With 'Street Fighter IV' coming to consoles “this winter” the Capcom promotional machine has kicked into high gear. Leading way with the game’s advertising is an entertaining and remarkable print campaign. Each advert features shots of game’s characters in action and accompanied by one of several bold strap-lines.
The ads are playful, mischievous, very funny and packed to the brim with the arcade nostalgia that this title is gorging upon. Slogans such as “Return of the 15ft Pimpslap”, “To Haduoken or not to Haduoken” and “Reach Out and Punch Somebody” capture that cartoon violence and essence of fun that remains utterly unique within the Beat ‘Em Up genre, perhaps only successfully appropriated by the 'Super Smash Bros.' series.
These adverts personify in the most definitive way the accelerating trend toward genuinely creative and stimulating game advertising. The ingenuity of these particular examples may also be unprecedented within the print medium. Finally videogame advertising is cutting that umbilical cord between it and the movie advertising. These ads feature no grand panoramic screenshot or title card with a review score from IGN and a glowing strap line asserting its seasonal significance.
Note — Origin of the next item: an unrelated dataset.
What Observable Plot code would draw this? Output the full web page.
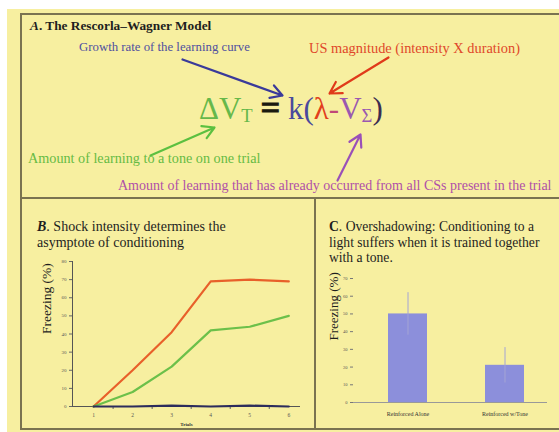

This campaign understands the medium (a print ad referring to a videogame), the qualities of the product promoted (fun, classic franchise rerealised) and most importantly what its target audience wants to see (all these qualities exemplified with a minimum of pretention).
All of these ads are charged with a witty and engaging intertextualism. Rather than putting the nature of the end experience into literal terms these ads use a myriad of cultural references, from within and without videogames, to involve the audience and give them a kind of cultural interactivity with Street Fighter as a brand that will inform their expectations of the end product. Again, this is not textually explicit but instead a clever method of informing consumers by way of association. Of course the success of this technique depends entirely on the audience “getting” the reference and understanding - albeit subconsciously – the relationship. Capcom will have to carefully pick which advert goes into which publication lest their communication should fall outside certain readers fields of experience . The “Down, Down-Right, Right, P” tagline springs out as the most overt example of this.
If videogame advertising is to define its own position within the wider spectrum of different advertising styles then it needs to overcome the challenges of communicating physical interactivity through non interactive media. The style of these adverts manages it exceedingly well, even if in a round-about, postmodern literary way.
The Beat ‘Em Up genre in general is in decline. Its arcade roots are becoming less relevant to both the technology and demands of modern gamers and as such producers of such titles must look to ever more narrowly defined niches and angles by which to promote and position their games. Through positioning this title on its nostalgic appeal Capcom stands a good chance of giving it the unique selling point it needs in order to be relevant to gamers and ergo a commercial success.